Primarily the CCMA has two main processes, namely Conciliation and Arbitration.
At Conciliation an attempt will be made for the parties to reconcile their differences and settle the dispute between them. This settlement and terms thereof are at the discretion of the parties involved, being the Applicant (Employee) and the Respondent (Employer). Should the matter be settled, the matter is finalised by signing the settlement agreement. If the matter remains unresolved the next step will be Arbitration.
At Arbitration the decision-making power now shifts to a third party, the Commissioner. The parties no longer have control of the outcome as both versions will now be put to the Commissioner, and a decision will then be made as to whom was in the wrong. The Commissioner will then issue an Arbitration Award.
When a matter is initially referred to the CCMA the referring party being the Applicant will complete a form called a Form 7.11. If the Applicant does not indicate a clear intention to split the two processes mentioned above, it will be placed as a Con/Arb. Thus, Conciliation will proceed on the day, and if the matter could not be resolved it will then be heard as an Arbitration immediately thereafter on that same day.
Should a party to the dispute wish to only proceed with conciliation, an objection to the con/arb process needs to be completed and served in terms of section 191(5A) of the LRA, this process will prevent the Conciliation and Arbitration from proceeding back to back on the same day.
The objection should merely entail that the party intends to object to the Arbitration proceeding immediately after the Conciliation on the same day. This objection must be drawn up and then served on the opposition party and thereafter on the CCMA, along with the proof of service on the opposing party. This service should be done no later than seven (7) days prior to the date as set for the Con / Arb. If it is not served seven (7) days before the date, the application for objection will not be entertained or considered without the necessary application for Condonation.
The advantage of proceeding with both processes on one day can be that of time-saving, as the case is likely to be completed on that very day. However, objection to the joint process also has its advantages. Preparation for a full arbitration will not be needed if only Conciliation proceeds on the first date. An attempt to resolve the dispute can first be made before costs have been incurred by securing all witnesses that need to be available at Arbitration phase. The parties can further obtain a better understanding of the opposition’s mindset during the informal Conciliation process, allowing for better preparation for the Arbitration. Issues can be narrowed which would also streamline/simplify the process and negating the necessity of certain witnesses. The Applicant can possibly decide to withdraw the dispute at Conciliation, also saving time and money as no Arbitration preparations like mentioned above would have been incurred.

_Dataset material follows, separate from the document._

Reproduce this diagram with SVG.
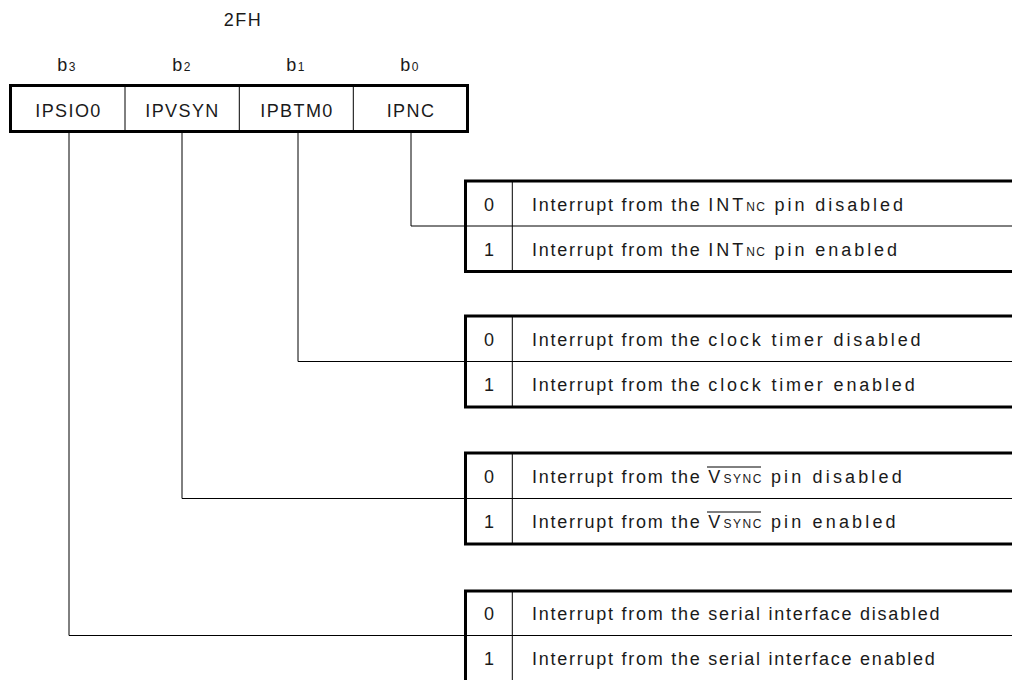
<svg xmlns="http://www.w3.org/2000/svg" width="1012" height="680" viewBox="0 0 1012 680">
<style>
text{font-family:"Liberation Sans",Arial,sans-serif;fill:#1a1a1a}
.t{font-size:18px;letter-spacing:1.75px}
.r{font-size:18px;letter-spacing:1.4px;text-anchor:middle}
.b{font-size:18px;letter-spacing:1.5px;text-anchor:middle}
.s{font-size:12px;letter-spacing:1.5px}
.bs{font-size:12px}
.n{font-size:18px;text-anchor:middle}
.thick{fill:none;stroke:#000;stroke-width:3}
.thin{fill:none;stroke:#000;stroke-width:1}
.conn{fill:none;stroke:#000;stroke-width:1}
</style>
<rect width="1012" height="680" fill="#fff"/>
<g id="title">
<text class="b" x="243" y="26">2FH</text>
</g>
<g id="bits">
<text class="b" x="67" y="71">b<tspan class="bs">3</tspan></text>
<text class="b" x="182" y="71">b<tspan class="bs">2</tspan></text>
<text class="b" x="296" y="71">b<tspan class="bs">1</tspan></text>
<text class="b" x="410" y="71">b<tspan class="bs">0</tspan></text>
</g>
<g id="register">
<line class="thin" x1="125" y1="86" x2="125" y2="131"/>
<line class="thin" x1="239.3" y1="86" x2="239.3" y2="131"/>
<line class="thin" x1="353.3" y1="86" x2="353.3" y2="131"/>
<rect class="thick" x="10.5" y="85.5" width="457" height="46"/>
<text class="r" x="68.5" y="117">IPSIO0</text>
<text class="r" x="182.5" y="117">IPVSYN</text>
<text class="r" x="297" y="117">IPBTM0</text>
<text class="r" x="411" y="117">IPNC</text>
</g>
<g id="connectors">
<polyline class="conn" points="411,133 411,226 465,226"/>
<polyline class="conn" points="298,133 298,361.5 465,361.5"/>
<polyline class="conn" points="182,133 182,498.5 465,498.5"/>
<polyline class="conn" points="69,133 69,635.5 465,635.5"/>
</g>
<g id="table-ipnc">
<rect class="thick" x="465.5" y="181" width="560" height="90.5"/>
<line class="thin" x1="465" y1="226" x2="1012" y2="226"/>
<line class="thin" x1="512.3" y1="181" x2="512.3" y2="271"/>
<text class="n" x="489" y="210.5">0</text>
<text class="t" x="532" y="210.5">Interrupt from the <tspan style="letter-spacing:2.95px">INT<tspan class="s">NC</tspan> pin disabled</tspan></text>
<text class="n" x="489" y="255.5">1</text>
<text class="t" x="532" y="255.5">Interrupt from the <tspan style="letter-spacing:2.95px">INT<tspan class="s">NC</tspan> pin enabled</tspan></text>
</g>
<g id="table-ipbtm0">
<rect class="thick" x="465.5" y="316" width="560" height="91"/>
<line class="thin" x1="465" y1="361.5" x2="1012" y2="361.5"/>
<line class="thin" x1="512.3" y1="316" x2="512.3" y2="407"/>
<text class="n" x="489" y="346">0</text>
<text class="t" x="532" y="346">Interrupt from the <tspan style="letter-spacing:2.85px">clock timer disabled</tspan></text>
<text class="n" x="489" y="391">1</text>
<text class="t" x="532" y="391">Interrupt from the <tspan style="letter-spacing:2.85px">clock timer enabled</tspan></text>
</g>
<g id="table-ipvsyn">
<rect class="thick" x="465.5" y="453" width="560" height="91"/>
<line class="thin" x1="465" y1="498.5" x2="1012" y2="498.5"/>
<line class="thin" x1="512.3" y1="453" x2="512.3" y2="544"/>
<text class="n" x="489" y="483">0</text>
<text class="t" x="532" y="483">Interrupt from the <tspan style="letter-spacing:3.15px">V<tspan class="s">SYNC</tspan> pin disabled</tspan></text>
<line class="thin" x1="707" y1="467" x2="761" y2="467"/>
<text class="n" x="489" y="528">1</text>
<text class="t" x="532" y="528">Interrupt from the <tspan style="letter-spacing:3.15px">V<tspan class="s">SYNC</tspan> pin enabled</tspan></text>
<line class="thin" x1="707" y1="512" x2="761" y2="512"/>
</g>
<g id="table-ipsio0">
<rect class="thick" x="465.5" y="591" width="560" height="91"/>
<line class="thin" x1="465" y1="635.5" x2="1012" y2="635.5"/>
<line class="thin" x1="512.3" y1="591" x2="512.3" y2="682"/>
<text class="n" x="489" y="620">0</text>
<text class="t" x="532" y="620">Interrupt from the serial interface disabled</text>
<text class="n" x="489" y="665">1</text>
<text class="t" x="532" y="665">Interrupt from the serial interface enabled</text>
</g>
</svg>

In many instances the Arbitration process is never reached by the parties due to various reasons, it can thus save time and money to first deal with the Conciliation. Should the case then remain unresolved, the Applicant will then be able to refer the matter for Arbitration, and the CCMA will then place it for Arbitration on a predetermined date whereafter full attention can then be given to the preparation as all avenues have then been perused and the matter remains unresolved.